Hmmm.....templates. My world is littered with them. I'm always searching for them to use as examples, to shine new light on old dusty topics. But, think about it: templates are meant to provide a standard output, whether it's that envelope up there in the image or a policy statement. In the organizational context, it’s so easy to copy or spin someone else’s work, even if it’s not quite the right fit. Yet, one of our oft-stated mantras is “don’t reinvent the wheel”; when someone or some organization has already gone down that road, why should we? Templates aren’t all bad, but how do we know when to use them, when to hybridize them, and when to start from scratch?
When to Use Them
Templates are very handy for hammering together routine, systematic or non-"creative" work, particularly if it needs to fit within a larger, profession-wide context, like cataloguing specimens or music scores. Some solicitation (donor responses forms come to mind) and “how to” (such as how to sign up for a class at the art center) materials fall into this category. These are materials that may need very little or no organizational interpretation.
When to Hybridize Them
Templates become less helpful for drafting policies and procedures, mission or vision statements, planning documents and the like, where the results should fit an organization’s personality like a glove, not a hand-me-down. Their purpose can help to underscore professional practice with guiding language or in raising issues not thought of, it’s true.
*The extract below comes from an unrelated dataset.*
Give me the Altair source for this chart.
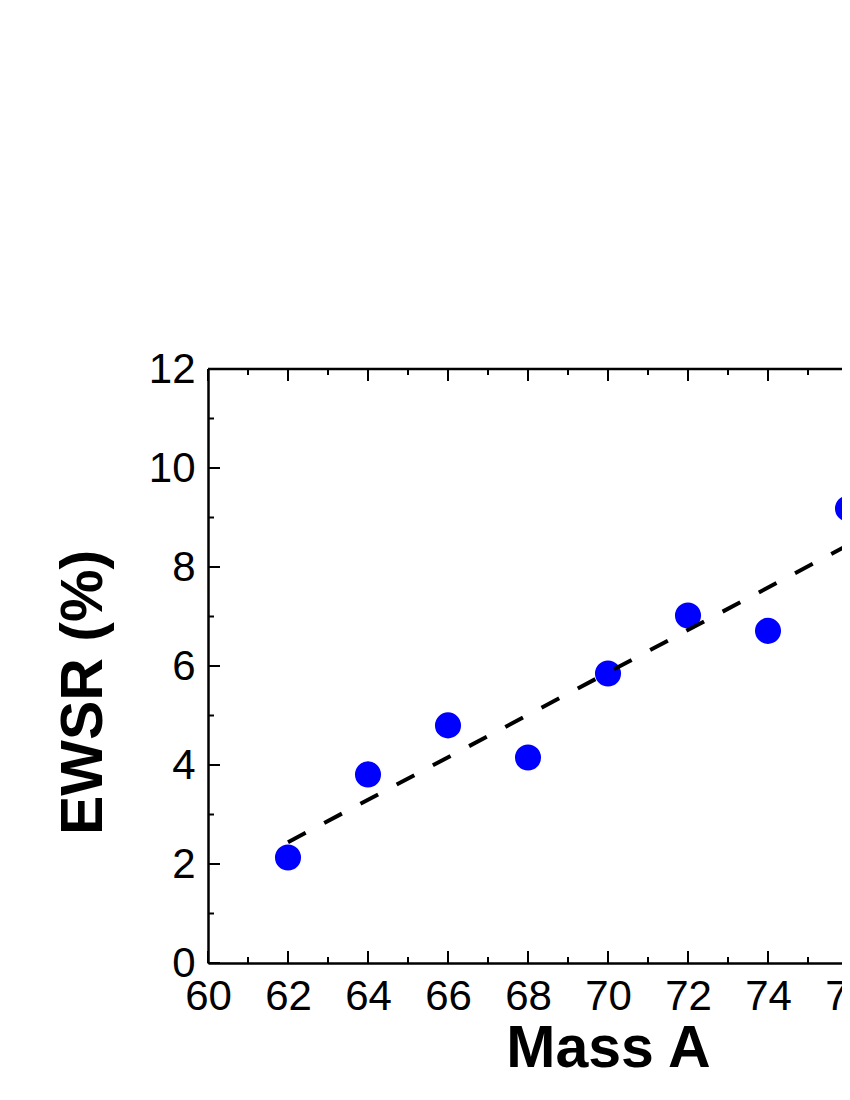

We need to resist the temptation to simply "fill in the blanks" without understanding the consequences of such actions on the longer term health and operational capacity of our organizations.
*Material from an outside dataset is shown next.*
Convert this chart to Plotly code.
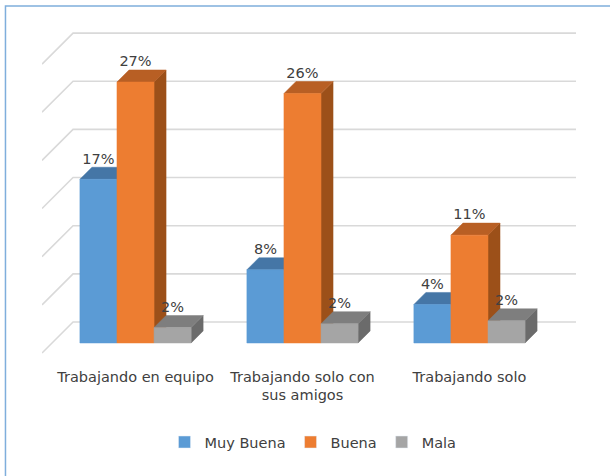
import plotly.graph_objects as go

# datos del gráfico
categorias = ["Trabajando en equipo", "Trabajando solo con<br>sus amigos", "Trabajando solo"]
series = ["Muy Buena", "Buena", "Mala"]
muy_buena = [17.0, 7.6, 4.0]
buena = [27.1, 25.9, 11.2]
mala = [1.6, 2.0, 2.3]
ticks = [0, 5, 10, 15, 20, 25, 30]

valores = [muy_buena, buena, mala]
colores = [
    ("#5B9BD5", "#4576A6", "#3E6A95"),   # frente, arriba, lado
    ("#ED7D31", "#B85F24", "#9C5019"),
    ("#A5A5A5", "#7E7E7E", "#6B6B6B"),
]

# geometria del efecto 3D (unidades de datos)
ANCHO = 0.222
DX = 0.072
DY = 1.25
PARED = 2.18
X_MIN, X_MAX = -0.56, 2.638
Y_MIN, Y_MAX = -1.246, 32.5
X_PARED = -0.374
FONDO_FRONTAL = -1.04
FUENTE = "DejaVu Sans"

fig = go.Figure()

# lineas de la pared (lateral + fondo)
for t in ticks:
    fig.add_trace(go.Scatter(
        x=[X_MIN, X_PARED, X_MAX], y=[t + FONDO_FRONTAL, t + PARED, t + PARED],
        mode="lines", line=dict(color="#D9D9D9", width=1.6),
        hoverinfo="skip", showlegend=False))

# barras
lx, ly, lt = [], [], []
for i in range(len(categorias)):
    for j in range(len(series)):
        v = valores[j][i]
        xc = i + (j - 1) * ANCHO
        izq, der = xc - ANCHO / 2, xc + ANCHO / 2
        frente, arriba, lado = colores[j]
        caras = [
            ([der, der + DX, der + DX, der, der], [0, DY, v + DY, v, 0], lado),
            ([izq, izq + DX, der + DX, der, izq], [v, v + DY, v + DY, v, v], arriba),
            ([izq, der, der, izq, izq], [0, 0, v, v, 0], frente),
        ]
        for cx, cy, col in caras:
            fig.add_trace(go.Scatter(
                x=cx, y=cy, fill="toself", fillcolor=col, mode="lines",
                line=dict(color=col, width=0.5),
                hoverinfo="skip", showlegend=False))
        lx.append(xc)
        ly.append(v + DY)
        lt.append(f"{round(v)}%")

fig.add_trace(go.Scatter(
    x=lx, y=ly, text=lt, mode="text", textposition="top center",
    textfont=dict(family=FUENTE, size=14.5, color="#404040"),
    hoverinfo="skip", showlegend=False))

# entradas de la leyenda
for j, nombre in enumerate(series):
    fig.add_trace(go.Bar(x=[None], y=[None], name=nombre, marker_color=colores[j][0]))

fig.update_layout(
    width=610, height=476,
    margin=dict(l=42, r=34, t=30, b=121),
    paper_bgcolor="white", plot_bgcolor="white",
    font=dict(family=FUENTE, size=14.5, color="#404040"),
    xaxis=dict(range=[X_MIN, X_MAX], tickvals=[0, 1, 2], ticktext=categorias,
               showgrid=False, zeroline=False, showline=False, ticks="",
               ticklabelstandoff=11, tickfont=dict(size=14.5, color="#404040")),
    yaxis=dict(range=[Y_MIN, Y_MAX], showgrid=False, zeroline=False,
               showticklabels=False, showline=False),
    legend=dict(orientation="h", x=0.5075, xanchor="center", y=-0.268, yanchor="middle",
                itemwidth=30, font=dict(size=14.5, color="#404040"), traceorder="normal"),
    shapes=[dict(type="rect", xref="paper", yref="paper",
                 x0=-0.0684, x1=2, y0=-2, y1=1.0738,
                 line=dict(color="#7FAEDC", width=1.5))],
    showlegend=True,
)

fig.write_html("out.html", config={"displayModeBar": False},
               post_script="document.body.style.margin = '0';")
When to Start from Scratch
When it comes to approaching a challenge, a problem, or an opportunity from a fresh vantage point, the template is too bound up in someone else’s perspective to be useful. Templates in these contexts often act like blinders, limiting exploration and creativity. They can be especially detrimental in the long-run to organizations that circumvent the creative process by using them. Development of particularly meaning and value-laden narratives, innovative services or products, reinvented ways of accomplishing work may receive a kick-start from the examples of others, but they deserve an unimpeded space for experimentation.